SAT authors have conquered the query, slain the synopsis and attained the pinnacle of published. How’d they do it? Let’s ask ’em!
Are you a Planner or Pantster?
Definitely a planner, though all my outlines and chapter breakdowns usually go out the window once I start writing. Any planning I do is under the illusion that I know what I’m doing, which is never actually the case.
How long does it typically take you to write a novel, start to finish?
I’m hoping this won’t be typical, but STRAY took about four years from rough draft to final galleys. Nine years if you count the five years I took to “plan” it. Oy.
Do you work on one project at a time, or are you a multi tasker?
So far just one at a time, though I’m planning on exercising my multi tasking muscle in the near future.
Did you have to overcome any fears that first time you sat down to write?
I always have about four days where I feel like everything I write is just awful. Powering through that isn’t always easy – especially for a champion procrastinator like myself – but if I can, I usually get into a pretty satisfying groove that can carry me through a draft or batch of rewrites.
How many trunked books (if any) did you have before you were agented?
None really. There was an alternate version of STRAY (with dragons!) that I consider a very rough draft since there is a scene or two that still made it into the final manuscript.
Who is your agent and how did you get that “Yes!” out of them?

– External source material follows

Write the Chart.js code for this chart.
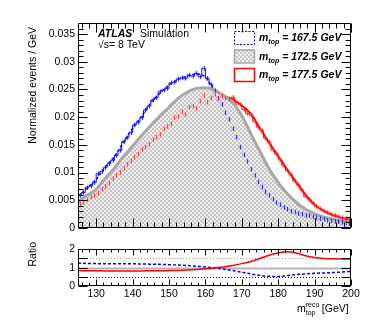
<!DOCTYPE html>
<html><head><meta charset="utf-8">
<script src="https://cdn.jsdelivr.net/npm/chart.js@4.4.1/dist/chart.umd.min.js"></script>
<style>
html,body{margin:0;padding:0;background:#fff;}
#wrap{position:relative;width:390px;height:321px;overflow:hidden;}
canvas{position:absolute;left:0;}
#c1{top:0;width:390px;height:240px;}
#c2{top:240px;width:390px;height:81px;}
</style></head><body>
<div id="wrap"><canvas id="c1" width="390" height="240"></canvas><canvas id="c2" width="390" height="81"></canvas></div>
<script>
// ---------- DATA ----------
const X_FIT = [125,127.5,130,132.5,135,137.5,140,142.5,145,147.5,150,152.5,155,157.5,160,162.5,165,167.5,170,172.5,175,177.5,180,182.5,185,187.5,190,192.5,195,197.5,200];
// smooth template fits (x 1e-3 events/GeV)
const FIT_1675 = [5.7,7.2,8.8,11.0,12.9,15.5,18.0,20.2,22.6,24.3,25.8,26.8,27.4,27.8,27.2,24.6,21.4,17.6,13.3,10.4,7.8,5.8,4.4,3.4,2.8,2.4,2.0,1.7,1.3,1.0,0.8];
const FIT_1725 = [4.8,5.9,7.0,9.0,10.8,12.9,14.8,16.7,18.5,20.2,21.8,23.4,24.5,25.2,25.3,24.9,23.9,22.6,20.3,17.0,13.8,10.7,8.2,6.2,4.6,3.4,2.6,2.0,1.6,1.3,1.1];
const FIT_1775 = [4.3,5.2,6.1,7.6,9.2,10.7,12.4,14.0,15.5,16.9,18.6,20.3,21.5,22.6,23.2,23.6,23.7,23.2,22.1,20.6,18.0,15.4,13.0,10.5,8.2,6.0,4.2,3.1,2.3,1.8,1.4];
// histogram bin centres (1 GeV bins)
const BIN_CENTERS = [125.5,126.5,127.5,128.5,129.5,130.5,131.5,132.5,133.5,134.5,135.5,136.5,137.5,138.5,139.5,140.5,141.5,142.5,143.5,144.5,145.5,146.5,147.5,148.5,149.5,150.5,151.5,152.5,153.5,154.5,155.5,156.5,157.5,158.5,159.5,160.5,161.5,162.5,163.5,164.5,165.5,166.5,167.5,168.5,169.5,170.5,171.5,172.5,173.5,174.5,175.5,176.5,177.5,178.5,179.5,180.5,181.5,182.5,183.5,184.5,185.5,186.5,187.5,188.5,189.5,190.5,191.5,192.5,193.5,194.5,195.5,196.5,197.5,198.5,199.5];
const HIST_1675 = [5.9,6.4,7.3,7.6,8.2,9.8,10.2,10.9,11.6,12.2,13.1,14.0,15.6,16.3,17.2,18.6,19.1,19.9,21.3,22.0,23.1,23.5,24.6,24.9,25.2,26.2,26.3,26.9,27.1,27.0,27.6,27.4,27.9,27.3,28.8,27.0,25.9,24.8,23.4,22.3,20.8,19.6,17.9,16.4,14.6,13.2,12.0,10.6,9.5,8.3,7.4,6.5,5.9,5.2,4.6,4.2,3.7,3.4,3.0,2.9,2.6,2.5,2.3,2.2,2.0,1.9,1.7,1.6,1.4,1.3,1.2,1.1,1.0,0.9,0.8];
const HIST_1775 = [4.3,4.6,5.1,5.6,5.9,6.3,7.0,7.5,8.1,8.9,9.5,10.0,10.8,11.5,12.1,12.8,13.3,14.2,14.6,15.1,15.9,16.4,16.9,17.9,18.3,18.8,19.9,20.1,21.0,20.5,21.8,22.0,21.6,22.9,23.9,22.7,23.4,24.1,23.3,23.8,23.5,23.3,23.6,22.6,22.3,21.4,20.7,20.4,19.2,18.2,17.6,16.2,15.5,14.1,13.4,12.3,11.2,10.4,9.6,8.5,7.8,6.8,5.7,5.2,4.5,3.9,3.5,3.1,2.8,2.5,2.3,2.1,1.9,1.7,1.5];
const HIST_ERR = 0.4; // x 1e-3
// ratio panel (template / 172.5 GeV template)
const RATIO_1675 = [1.24,1.23,1.22,1.21,1.21,1.21,1.21,1.20,1.19,1.18,1.16,1.14,1.12,1.08,1.04,0.99,0.93,0.84,0.75,0.66,0.58,0.53,0.52,0.57,0.62,0.66,0.69,0.71,0.73,0.76,0.80];
const RATIO_1775 = [0.84,0.83,0.83,0.82,0.82,0.82,0.82,0.82,0.83,0.83,0.84,0.85,0.87,0.90,0.94,0.99,1.04,1.12,1.22,1.34,1.50,1.68,1.81,1.86,1.80,1.65,1.55,1.50,1.48,1.47,1.46];
const RATIO_REF = [0.5, 1, 1.5];
const X_MAJOR = [130,140,150,160,170,180,190,200];
const X_MINOR = [126,128,132,134,136,138,142,144,146,148,152,154,156,158,162,164,166,168,172,174,176,178,182,184,186,188,192,194,196,198];
const Y_MAJOR = [0,0.005,0.01,0.015,0.02,0.025,0.03,0.035];
const Y_MINOR = [0.001,0.002,0.003,0.004,0.006,0.007,0.008,0.009,0.011,0.012,0.013,0.014,0.016,0.017,0.018,0.019,0.021,0.022,0.023,0.024,0.026,0.027,0.028,0.029,0.031,0.032,0.033,0.034,0.036];
const R_MAJOR = [0,0.5,1,1.5,2];
const LEGEND = ['167.5','172.5','177.5'];

// ---------- HELPERS ----------
const FONT = "'Liberation Sans', Arial, Helvetica, sans-serif";
const pts = (xs, ys, s) => xs.map((x,i)=>({x:x, y:ys[i]*s}));
function checker(){
  const c=document.createElement('canvas'); c.width=4; c.height=4;
  const g=c.getContext('2d'); g.fillStyle='#eeeeee'; g.fillRect(0,0,4,4);
  g.fillStyle='#c6c6c6'; g.fillRect(0,0,2,2); g.fillRect(2,2,2,2);
  return g.createPattern(c,'repeat');
}
const fmt = v => parseFloat(v.toFixed(4)).toString();

function frameTicks(chart, xMaj, xMin, yMaj, yMin, lxM, lxm, lyM, lym){
  const {ctx, chartArea:a, scales:{x,y}} = chart;
  ctx.save();
  ctx.strokeStyle='#000'; ctx.lineWidth=1;
  ctx.beginPath();
  const L=Math.round(a.left)+0.5, R=Math.round(a.right)-0.5, T=Math.round(a.top)+0.5, B=Math.round(a.bottom)-0.5;
  ctx.rect(L,T,R-L,B-T);
  const xt=(v,len)=>{const p=Math.round(x.getPixelForValue(v))+0.5; ctx.moveTo(p,B); ctx.lineTo(p,B-len); ctx.moveTo(p,T); ctx.lineTo(p,T+len);};
  const yt=(v,len)=>{const p=Math.round(y.getPixelForValue(v))+0.5; ctx.moveTo(L,p); ctx.lineTo(L+len,p); ctx.moveTo(R,p); ctx.lineTo(R-len,p);};
  xMaj.forEach(v=>xt(v,lxM)); xMin.forEach(v=>xt(v,lxm));
  yMaj.forEach(v=>yt(v,lyM)); yMin.forEach(v=>yt(v,lym));
  ctx.stroke(); ctx.restore();
}
function mtop(ctx, x, base, size, rest){
  const st = 'italic bold ';
  ctx.font = st+size+'px '+FONT; ctx.fillText('m',x,base); x+=ctx.measureText('m').width;
  ctx.font = st+Math.round(size*0.68)+'px '+FONT; ctx.fillText('top',x,base+3); x+=ctx.measureText('top').width;
  ctx.font = st+size+'px '+FONT; ctx.fillText(rest,x,base);
}

const PAT = checker();

// ---------- MAIN PANEL ----------
const mainPlugin = {
  id:'mainDeco',
  afterDatasetDraw(chart, args){
    if(args.index!==0) return;
    const {ctx, scales:{x,y}} = chart;
    ctx.save();
    ctx.beginPath(); const a=chart.chartArea; ctx.rect(a.left,a.top,a.right-a.left,a.bottom-a.top); ctx.clip();
    const band=(vals,fill,line)=>{
      BIN_CENTERS.forEach((c,i)=>{
        const v=vals[i], x0=x.getPixelForValue(c-0.5), x1=x.getPixelForValue(c+0.5);
        const y0=y.getPixelForValue((v+HIST_ERR)*1e-3), y1=y.getPixelForValue((v-HIST_ERR)*1e-3);
        ctx.fillStyle=fill; ctx.fillRect(x0,y0,x1-x0,y1-y0);
        const xc=Math.round(x.getPixelForValue(c))+0.5;
        ctx.strokeStyle=line; ctx.lineWidth=1; ctx.beginPath(); ctx.moveTo(xc,y0); ctx.lineTo(xc,y1); ctx.stroke();
      });
    };
    band(HIST_1675,'rgba(110,110,255,0.25)','rgba(0,0,255,0.75)');
    band(HIST_1775,'rgba(255,120,120,0.30)','rgba(255,0,0,0.6)');
    ctx.restore();
  },
  afterDraw(chart){
    frameTicks(chart, X_MAJOR, X_MINOR, Y_MAJOR, Y_MINOR, 9, 5, 9, 5);
    const ctx=chart.ctx;
    ctx.save();
    ctx.fillStyle='#000'; ctx.textBaseline='alphabetic';
    ctx.save(); ctx.translate(36,27); ctx.rotate(-Math.PI/2);
    ctx.font='10.5px '+FONT; ctx.textAlign='right'; ctx.fillText('Normalized events / GeV',0,0); ctx.restore();
    ctx.textAlign='left';
    ctx.font='italic bold 10.5px '+FONT; ctx.fillText('ATLAS',98,37);
    ctx.font='10.5px '+FONT; ctx.fillText('Simulation',140,37);
    ctx.fillText('\u221As= 8 TeV',98,48);
    const bx=234, bw=20, bh=13, tops=[31,49.5,68];
    ctx.save(); ctx.strokeStyle='#0000ff'; ctx.lineWidth=1; ctx.setLineDash([2,1.5]);
    ctx.strokeRect(bx+0.5,tops[0]+0.5,bw,bh); ctx.restore();
    ctx.fillStyle=PAT; ctx.fillRect(bx,tops[1],bw,bh);
    ctx.strokeStyle='#a6a6a6'; ctx.lineWidth=1.5; ctx.strokeRect(bx+0.5,tops[1]+0.5,bw,bh);
    ctx.strokeStyle='#ff0000'; ctx.lineWidth=1.5; ctx.strokeRect(bx+0.5,tops[2]+0.5,bw,bh);
    ctx.fillStyle='#000';
    LEGEND.forEach((m,i)=>mtop(ctx,259,tops[i]+10,10.5,' = '+m+' GeV'));
    ctx.restore();
  }
};

new Chart(document.getElementById('c1'), {
  type:'line',
  data:{datasets:[
    {data:pts(X_FIT,FIT_1725,1e-3), borderColor:'#a8a8a8', borderWidth:3, fill:'origin', backgroundColor:PAT, pointRadius:0, cubicInterpolationMode:'monotone'},
    {data:pts(BIN_CENTERS,HIST_1675,1e-3), borderColor:'#0000ff', borderWidth:1, stepped:'middle', pointRadius:0, fill:false},
    {data:pts(X_FIT,FIT_1675,1e-3), borderColor:'#0000ff', borderWidth:1.5, borderDash:[3,2], pointRadius:0, fill:false, cubicInterpolationMode:'monotone'},
    {data:pts(BIN_CENTERS,HIST_1775,1e-3), borderColor:'#ff0000', borderWidth:1, stepped:'middle', pointRadius:0, fill:false},
    {data:pts(X_FIT,FIT_1775,1e-3), borderColor:'#ff0000', borderWidth:2, pointRadius:0, fill:false, cubicInterpolationMode:'monotone'}
  ]},
  options:{
    responsive:false, animation:false, devicePixelRatio:1,
    layout:{padding:{top:23,right:39,bottom:12,left:0}},
    plugins:{legend:{display:false}, tooltip:{enabled:false}},
    scales:{
      x:{type:'linear', min:125, max:200, display:false},
      y:{min:0, max:0.037, afterFit(s){s.width=78;},
         grid:{display:false, drawTicks:false}, border:{display:false},
         ticks:{stepSize:0.005, includeBounds:false, padding:3, color:'#000', font:{family:FONT,size:10.5}, callback:v=>fmt(v)}}
    }
  },
  plugins:[mainPlugin]
});

// ---------- RATIO PANEL ----------
const ratioPlugin = {
  id:'ratioDeco',
  beforeDatasetsDraw(chart){
    const {ctx, chartArea:a, scales:{x,y}} = chart;
    ctx.save();
    RATIO_REF.forEach(v=>{
      const p=Math.round(y.getPixelForValue(v))+0.5;
      ctx.beginPath();
      if(v===1){ ctx.strokeStyle='#b4b4b4'; ctx.lineWidth=2; ctx.setLineDash([]); }
      else if(v>1){ ctx.strokeStyle='#a0a0a0'; ctx.lineWidth=1; ctx.setLineDash([1,2]); }
      else { ctx.strokeStyle='#000'; ctx.lineWidth=1; ctx.setLineDash([1,2]); }
      ctx.moveTo(a.left,p); ctx.lineTo(a.right,p); ctx.stroke();
    });
    ctx.restore();
  },
  afterDraw(chart){
    frameTicks(chart, X_MAJOR, X_MINOR, R_MAJOR, [], 6, 3, 9, 5);
    const ctx=chart.ctx;
    ctx.save(); ctx.fillStyle='#000';
    ctx.save(); ctx.translate(36,2); ctx.rotate(-Math.PI/2);
    ctx.font='10.5px '+FONT; ctx.textAlign='right'; ctx.fillText('Ratio',0,0); ctx.restore();
    let xx=297; const base=71.5;
    ctx.textAlign='left';
    ctx.font='10.5px '+FONT; ctx.fillText('m',xx,base); xx+=ctx.measureText('m').width;
    ctx.font='7px '+FONT; ctx.fillText('reco',xx,base-5); ctx.fillText('top',xx,base+3);
    xx+=ctx.measureText('reco').width+2.5;
    ctx.font='10.5px '+FONT; ctx.fillText('[GeV]',xx,base);
    ctx.restore();
  }
};

new Chart(document.getElementById('c2'), {
  type:'line',
  data:{datasets:[
    {data:pts(X_FIT,RATIO_1775,1), borderColor:'#ff0000', borderWidth:1.5, pointRadius:0, fill:false, cubicInterpolationMode:'monotone'},
    {data:pts(X_FIT,RATIO_1675,1), borderColor:'#0000ff', borderWidth:1.5, borderDash:[3,2], pointRadius:0, fill:false, cubicInterpolationMode:'monotone'}
  ]},
  options:{
    responsive:false, animation:false, devicePixelRatio:1,
    layout:{padding:{top:2,right:39,bottom:0,left:0}},
    plugins:{legend:{display:false}, tooltip:{enabled:false}},
    scales:{
      x:{type:'linear', min:125, max:200, afterFit(s){s.height=35;},
         grid:{display:false, drawTicks:false}, border:{display:false},
         ticks:{stepSize:10, includeBounds:false, autoSkip:false, maxRotation:0, padding:2, color:'#000', font:{family:FONT,size:10.5}}},
      y:{min:0, max:2, afterFit(s){s.width=78;},
         grid:{display:false, drawTicks:false}, border:{display:false},
         ticks:{stepSize:0.5, includeBounds:false, padding:3, color:'#000', font:{family:FONT,size:10.5}, callback:v=>fmt(v)}}
    }
  },
  plugins:[ratioPlugin]
});
</script>
</body></html>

My agent is the fabulous Samantha Shea of Georges Borchardt, Inc. and I grabbed her attention through a traditional query.
How many queries did you send?
I sent about 60 queries over five months before getting my first offer.
Any advice to aspiring writers out there on conquering query hell?
It’s twofold: don’t give up, but be aware of the response you’re getting. If you’re not getting any bites – re-examine your query. If you’re not getting interest on requested pages – re-examine your pages. Polish your query, polish your pages and keep trying!